When Online Tutoring Is the Right Call
Online tutoring is the right pick when:
- Your child is in middle school or older and can hold focus on a screen for 45 to 60 minutes.
- The subject is mostly text and talk. Most academic subjects, all test prep.
- You need a specialist who is not available in your area.
- Scheduling has been the thing that broke past tutoring runs.
- Budget is a real constraint.
When In-Person Still Wins
In-person tutoring is the right pick when:
- Your child is in elementary school, or in middle school but easily pulled off task.
- The subject needs physical materials. Early reading, handwriting, lab science.
- Your child has any history of checking out behind a screen.
- The tutor’s role is part academic, part focus coaching. Physical presence supports both.
These two lists are not mutually exclusive. Plenty of families run a hybrid. Most sessions online, one in-person session a month for harder topics or for trust building.
The Factor That Tips Either Way
Neither format works on its own, and that is the honest answer here.

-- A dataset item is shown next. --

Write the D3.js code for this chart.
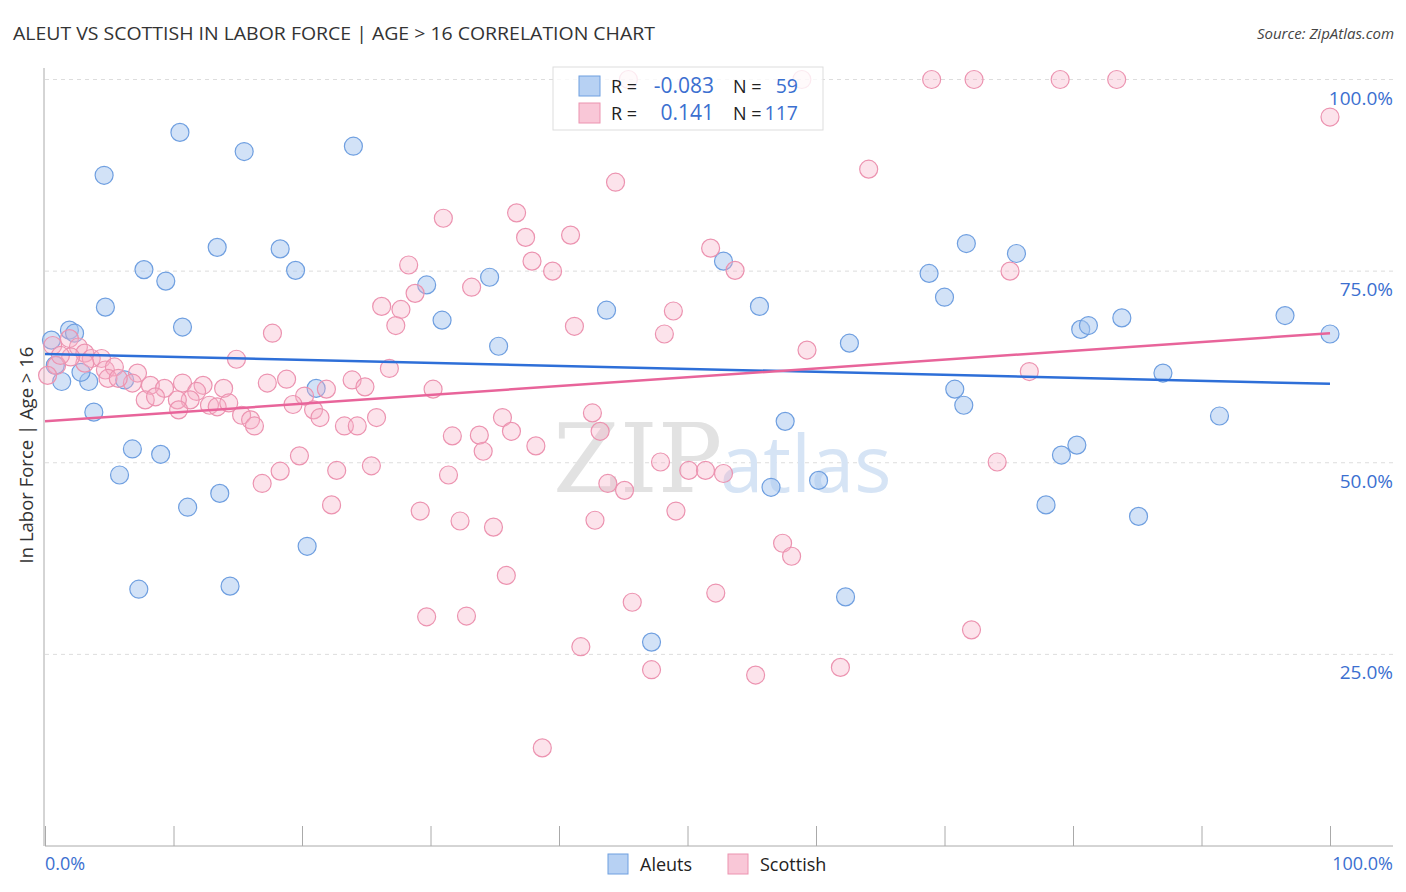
<!DOCTYPE html>
<html>
<head>
<meta charset="utf-8">
<script src="https://cdn.jsdelivr.net/npm/d3@7"></script>
<style>
  body { margin: 0; background: #fff; }
  svg { display: block; font-family: "Open Sans", sans-serif; }
</style>
</head>
<body>
<svg id="chart" width="1406" height="892"></svg>
<script>
// --------------------------------------
// DATA (percent values)
// --------------------------------------
var aleutX = [10.5, 15.5, 24.0, 4.6, 13.4, 18.3, 7.7, 9.4, 19.5, 34.6, 29.7, 4.7, 10.7, 30.9, 0.5,
    1.9, 2.3, 35.3, 43.7, 52.8, 55.6, 62.6, 71.7, 68.8, 70.0, 75.6, 80.6, 81.2, 83.8, 96.5, 100.0,
    70.8, 71.5, 87.0, 91.4, 80.3, 79.1, 77.9, 85.1, 57.6, 56.5, 60.2, 62.3, 47.2, 21.1, 6.2, 1.3,
    3.4, 2.8, 0.8, 3.8, 6.8, 9.0, 5.8, 11.1, 13.6, 20.4, 7.3, 14.4];
var aleutY = [93.1, 90.6, 91.3, 87.5, 78.1, 77.9, 75.2, 73.7, 75.1, 74.2, 73.2, 70.3, 67.7, 68.6, 66.0,
    67.3, 66.9, 65.2, 69.9, 76.3, 70.4, 65.6, 78.6, 74.7, 71.6, 77.3, 67.4, 67.9, 68.9, 69.2, 66.8,
    59.6, 57.5, 61.7, 56.1, 52.3, 51.0, 44.5, 43.0, 55.4, 46.8, 47.7, 32.5, 26.6, 59.7, 60.8, 60.6,
    60.6, 61.8, 62.7, 56.6, 51.8, 51.1, 48.4, 44.2, 46.0, 39.1, 33.5, 33.9];

var scottishX = [45.4, 58.9, 69.0, 72.3, 79.0, 83.4, 100.0, 44.4, 64.1, 31.0, 36.7, 37.4, 40.9, 37.9,
    39.5, 28.3, 28.8, 33.2, 26.2, 27.7, 27.3, 17.7, 14.9, 51.8, 53.7, 75.1, 41.2, 48.9, 48.2, 59.3,
    76.6, 74.1, 72.1, 26.8, 17.3, 18.8, 23.9, 24.9, 21.9, 20.2, 19.3, 20.9, 21.4, 23.3, 24.3, 25.8,
    30.2, 31.7, 31.4, 25.4, 22.7, 19.8, 18.3, 16.9, 22.3, 29.2, 32.3, 29.7, 32.8, 35.6, 36.3, 33.8,
    34.1, 38.2, 42.6, 43.2, 34.9, 35.9, 41.7, 38.7, 47.9, 50.1, 51.4, 52.8, 43.8, 45.1, 49.1, 45.7,
    52.2, 47.2, 55.3, 61.9, 57.4, 58.1, 42.8,
    10.7, 12.3, 11.8, 13.9, 11.3, 10.3, 10.4, 12.8, 13.4, 14.3, 15.3, 16.0, 16.3,
    7.2, 6.8, 8.2, 9.3, 7.8, 8.6,
    0.6, 1.9, 2.6, 3.1, 3.6, 4.4, 3.1, 2.0, 0.9, 1.2, 4.7, 5.4, 4.9, 5.7, 0.2];
var scottishY = [100, 100, 100, 100, 100, 100, 95.1, 86.6, 88.3, 81.9, 82.6, 79.4, 79.7, 76.3,
    75.0, 75.8, 72.1, 72.9, 70.4, 70.0, 67.9, 66.9, 63.5, 78.0, 75.1, 75.0, 67.8, 69.8, 66.8, 64.7,
    61.9, 50.1, 28.2, 62.3, 60.4, 60.9, 60.8, 59.9, 59.6, 58.7, 57.6, 56.9, 55.9, 54.8, 54.8, 55.9,
    59.6, 53.5, 48.4, 49.6, 49.0, 50.9, 48.9, 47.3, 44.5, 43.7, 42.4, 29.9, 30.0, 55.9, 54.1, 53.6,
    51.5, 52.2, 56.5, 54.1, 41.6, 35.3, 26.0, 12.8, 50.1, 49.0, 49.0, 48.6, 47.3, 46.4, 43.7, 31.8,
    33.0, 23.0, 22.3, 23.3, 39.5, 37.8, 42.5,
    60.4, 60.1, 59.3, 59.7, 58.2, 58.2, 56.9, 57.5, 57.3, 57.8, 56.2, 55.6, 54.8,
    61.7, 60.4, 60.1, 59.7, 58.2, 58.6,
    65.3, 66.2, 65.1, 64.3, 63.6, 63.6, 63.0, 63.8, 62.7, 64.0, 62.1, 62.5, 61.0, 61.0, 61.4];

// trend line values at x = 0% and x = 100%
var trendAleut = [64.2, 60.3];
var trendScottish = [55.4, 66.9];

var yTicks = [25, 50, 75, 100];
var xTickCount = 10;
var legendRows = [
    { r: '-0.083', n: '59' },
    { r: '0.141', n: '117' }
];
var seriesNames = ['Aleuts', 'Scottish'];

// --------------------------------------
// CONFIG
// --------------------------------------
var COLORS = {
    blueFill: 'rgba(165, 198, 240, 0.5)',
    blueStroke: '#6f9fe0',
    blueLine: '#2e6fd8',
    pinkFill: 'rgba(247, 175, 198, 0.35)',
    pinkStroke: '#ec93b0',
    pinkLine: '#e8649a',
    label: '#3b6fd0'
};

var svg = d3.select('#chart');

var x = d3.scaleLinear().domain([0, 100]).range([45, 1330]);
var y = d3.scaleLinear().domain([0, 100]).range([846, 79.5]);

// title + source
svg.append('text')
    .attr('x', 13).attr('y', 40)
    .attr('font-size', 18.5).attr('fill', '#333')
    .attr('textLength', 642).attr('lengthAdjust', 'spacingAndGlyphs')
    .text('ALEUT VS SCOTTISH IN LABOR FORCE | AGE > 16 CORRELATION CHART');

svg.append('text')
    .attr('x', 1394).attr('y', 39)
    .attr('text-anchor', 'end')
    .attr('font-size', 15).attr('font-style', 'italic').attr('fill', '#444')
    .text('Source: ZipAtlas.com');

// gridlines
svg.append('g').selectAll('line')
    .data(yTicks)
    .enter().append('line')
    .attr('x1', 45).attr('x2', 1393)
    .attr('y1', function(d){ return y(d); })
    .attr('y2', function(d){ return y(d); })
    .attr('stroke', '#ddd')
    .attr('stroke-dasharray', '4,4');

// right side tick labels
svg.append('g').selectAll('text')
    .data(yTicks)
    .enter().append('text')
    .attr('x', 1393)
    .attr('y', function(d){ return y(d) + 25; })
    .attr('text-anchor', 'end')
    .attr('font-size', 19)
    .attr('fill', COLORS.label)
    .text(function(d){ return d3.format('.1f')(d) + '%'; });

// axes
var xAxis = d3.axisBottom(x).ticks(xTickCount).tickSize(-20).tickFormat('');
var gx = svg.append('g').attr('transform', 'translate(0,846)').call(xAxis);
gx.select('.domain').remove();
gx.selectAll('.tick line').attr('stroke', '#aaa');
svg.append('line')
    .attr('x1', 45).attr('x2', 1393).attr('y1', 846).attr('y2', 846)
    .attr('stroke', '#aaa');
svg.append('line')
    .attr('x1', 44).attr('x2', 44).attr('y1', 68).attr('y2', 846)
    .attr('stroke', '#aaa');

svg.append('text')
    .attr('x', 45).attr('y', 870)
    .attr('font-size', 18).attr('fill', COLORS.label)
    .text('0.0%');
svg.append('text')
    .attr('x', 1393).attr('y', 870)
    .attr('text-anchor', 'end')
    .attr('font-size', 18).attr('fill', COLORS.label)
    .text('100.0%');

// y axis title
svg.append('text')
    .attr('transform', 'translate(33,455) rotate(-90)')
    .attr('text-anchor', 'middle')
    .attr('font-size', 18.5).attr('fill', '#333')
    .text('In Labor Force | Age > 16');

// watermark
svg.append('text')
    .attr('x', 553).attr('y', 492)
    .attr('font-family', '"DejaVu Serif", "Liberation Serif", serif')
    .attr('font-size', 96)
    .attr('fill', '#e2e2e2')
    .text('ZIP');
svg.append('text')
    .attr('x', 720).attr('y', 492)
    .attr('font-size', 78)
    .attr('fill', '#d6e4f5')
    .text('atlas');

// points
function drawPoints(xs, ys, fill, stroke){
    svg.append('g').selectAll('circle')
        .data(d3.range(xs.length))
        .enter().append('circle')
        .attr('cx', function(i){ return x(xs[i]); })
        .attr('cy', function(i){ return y(ys[i]); })
        .attr('r', 9)
        .attr('fill', fill)
        .attr('stroke', stroke)
        .attr('stroke-width', 1.2);
}
drawPoints(aleutX, aleutY, COLORS.blueFill, COLORS.blueStroke);
drawPoints(scottishX, scottishY, COLORS.pinkFill, COLORS.pinkStroke);

// trend lines
var line = d3.line()
    .x(function(d, i){ return x(i * 100); })
    .y(function(d){ return y(d); });

svg.append('path').datum(trendAleut)
    .attr('d', line).attr('fill', 'none')
    .attr('stroke', COLORS.blueLine).attr('stroke-width', 2.5);
svg.append('path').datum(trendScottish)
    .attr('d', line).attr('fill', 'none')
    .attr('stroke', COLORS.pinkLine).attr('stroke-width', 2.5);

// top legend
var leg = svg.append('g');
leg.append('rect')
    .attr('x', 553).attr('y', 67).attr('width', 270).attr('height', 63)
    .attr('fill', 'rgba(255,255,255,0.8)').attr('stroke', '#ddd');

legendRows.forEach(function(row, i){
    var cy = 86 + i * 27;
    leg.append('rect')
        .attr('x', 579).attr('y', cy - 10).attr('width', 21).attr('height', 20)
        .attr('fill', i === 0 ? 'rgba(165,198,240,0.8)' : 'rgba(247,175,198,0.7)')
        .attr('stroke', i === 0 ? COLORS.blueStroke : COLORS.pinkStroke);
    leg.append('text')
        .attr('x', 611).attr('y', cy + 7)
        .attr('font-size', 18).attr('fill', '#222')
        .text('R =');
    leg.append('text')
        .attr('x', 714).attr('y', cy + 7)
        .attr('text-anchor', 'end')
        .attr('font-size', 21).attr('fill', COLORS.label)
        .text(row.r);
    leg.append('text')
        .attr('x', 733).attr('y', cy + 7)
        .attr('font-size', 18).attr('fill', '#222')
        .text('N =');
    leg.append('text')
        .attr('x', 798).attr('y', cy + 7)
        .attr('text-anchor', 'end')
        .attr('font-size', 19.5).attr('fill', COLORS.label)
        .text(row.n);
});

// bottom legend
var bl = svg.append('g');
seriesNames.forEach(function(name, i){
    var bx = 608 + i * 120;
    bl.append('rect')
        .attr('x', bx).attr('y', 854).attr('width', 20).attr('height', 20)
        .attr('fill', i === 0 ? 'rgba(165,198,240,0.8)' : 'rgba(247,175,198,0.7)')
        .attr('stroke', i === 0 ? COLORS.blueStroke : COLORS.pinkStroke);
    bl.append('text')
        .attr('x', bx + 32).attr('y', 871)
        .attr('font-size', 18).attr('fill', '#222')
        .text(name);
});
</script>
</body>
</html>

Online tutoring fails when the only thing linking the tutor to your child is a 60 minute call every Tuesday. The rest of the week becomes a black box. In-person tutoring fails the same way when nobody is watching what happens between Tuesdays.
What makes either format actually work is a visible thread of practice and feedback running through the week. The tutor needs to see what your child is doing Wednesday through Sunday. Your child needs to feel that someone notices the effort. You need to be able to ask “how is it going?” and get an answer that is not a shrug.
Smart Learn was built to be exactly that thread. It runs between sessions and captures what your child is practicing. It shows what is sticking and what is not. The tutor opens the next session with a real picture of the week. For online tutoring, this is the difference between a session that lands and one that feels like a stranger reading slides. For in-person tutoring, it is the difference between real progress and a slow drift back to the start.
Pick the format that fits your child’s age, focus, and your week. Then make sure that either way, someone is paying close attention to the other six days.